On March 14, 1939, petitioner was arraigned and placed on trial in the United States District Court at Houston, Texas, upon an indictment in six counts charging violation of the provisions of section 347, 18 U.S.C.A. He was represented by counsel appointed by the court, entered a plea of not guilty, and he was by the jury found guilty on all of the counts of the indictment. He was thereupon sentenced by the court to imprisonment for the. term of five years on each count; the five years imposed on each of the counts one, two and three, to be concurrent, and the five years imposed on each of the counts four, five and six to be concurrent of each other but cumulative of the sentences on counts one, two and three, making a total term of imprisonment of ten years to be served, with the proviso that the ten years b'e cumulative of the sentence theretofore imposed upon the defendant by the District Court at Dallas.

In the present proceeding, the petitioner attacks the validity of this sentence upon the ground of specified alleged errors committed during the course of the trial, and the action of the trial judge in ordering the removal of the petitioner to another district within the five days allowed for the taking of an appeal, after petitioner had given oral notice of his intention to appeal at the time of sentence; and further, on the failure of the trial judge to act upon petitioner’s telegraphic request that he be returned to the jurisdiction of the sentencing court, and the “misunderstanding” on the part of the trial judge which resulted in the petitioner being deprived of the [815]*815transcript of the testimony for appeal purposes.

The questions arising from the contentions of the petitioner and the evidence introduced in this habeas corpus proceeding are: Was the petitioner prevented by the action of the trial court from effecting his appeal, and if so, the power and duty of a habeas corpus court to afford relief from such erroneous action.

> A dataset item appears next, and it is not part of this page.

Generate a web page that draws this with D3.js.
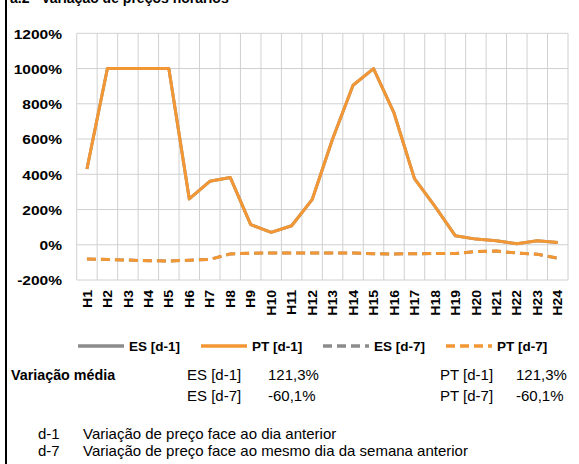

The facts with reference to this question are in the main without dispute and are found as follows: Immediately after the imposition of sentence, the petitioner orally advised the court of his intention to appeal, and the trial judge entered upon his calendar sheet “notice of appeal J. V. A.” The defendant was taken from the court room and counsel who had been appointed to represent him on the trial asked the court if he was under any obligation to represent the defendant upon the appeal and was informed by the court that he was not under any such duty, and was excused by the court from any further representation. He thereupon advised the defendant that he would not represent him should he undertake to appeal the case. Federal prisoners awaiting trial at Houston are confined in a jail at Conroe, Texas, some fifty miles from Houston, and within an hour or two on March 14th, the defendant was removed from the • detention room at Houston to the jail at Conroe. Miller had been brought to Houston by writ of habeas corpus ad prosequendum from Dallas, and on March 16th, on application of the United States Attorney, the trial judge entered an order directing the marshal to return Miller to the marshal at Dallas, and on March 17th, this order was executed and in the afternoon of that day Miller was turned over to the federal authorities at Dallas and confined with other federal prisoners in the county jail there. On March 17th, the appointed trial counsel received from Miller a telegram sent from Dallas, Texas, at 4:35 P. M. as follows: “Wire me if you will take care of appeal, forward papers care of Dallas County Jail,” and also on the same day he was advised by that counsel by wire “would prefer for you to handle appeal yourself letter follows” signed “John Schuhmacher.” On March 18th, Mr. Schuhmacher wrote the defendant, Miller, care of Dallas County Jail, Dallas, Texas, as follows: “This is to acknowledge receipt of your telegram and to advise that I received your letter of March 15th and your letter of March 16th in this morning’s mail and immediately made an appointment with Mr.